Le livre de Lord est aussi une piste pour comprendre pourquoi un roman de Modiano n’est pas seulement un autre roman de Modiano, ou un buste de Giacometti un autre buste. Pour comprendre ce qu’est la création artistique sans passer par de grandes analyses savantes mais par une expérience physique, pratique même.
Pendant le temps du récit, le tableau passe par toutes sortes de transformations à peine notables et qui pourtant demandent au peintre et à son modèles beaucoup d’efforts et de cris. On est directement les mains dans la pâte, au cœur du ridicule mais essentiel acte de faire. « Pour continuer, pour espérer, pour croire qu’il a quelque chance de créer réellement ce qu’il se représente idéalement, il lui faut sentir qu’il doit en quelque sorte recommencer toute sa carrière, repartir à zéro chaque jour.» Et c’est pourquoi Giacometti laisse ses peintures inachevées, obligeant celui qui les regarde de faire le dernier effort, créant ainsi un lien entre l’artiste et son public, car malgré tout on agit pour se prouver qu’on existe mais aussi pour partager. «Une fois de plus, nous étions confrontés à l’impossibilité totale de ce que Giacometti tente de faire.

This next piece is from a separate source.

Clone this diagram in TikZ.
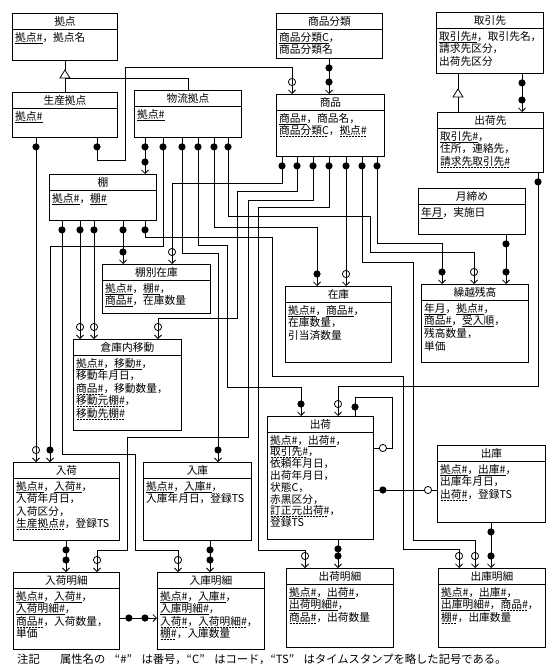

Un semblant, une illusion est évidemment tout ce qui peut être atteint, et il le sait. Mais une illusion ne suffit pas. Et cette insuffisance lui devient de jour en jour moins acceptable, moins tolérable – presque physiquement – à mesure un peu plus loin, pas très loin, mais un peu plus loin, et au royaume de l’absolu «un peu» est sans limites.»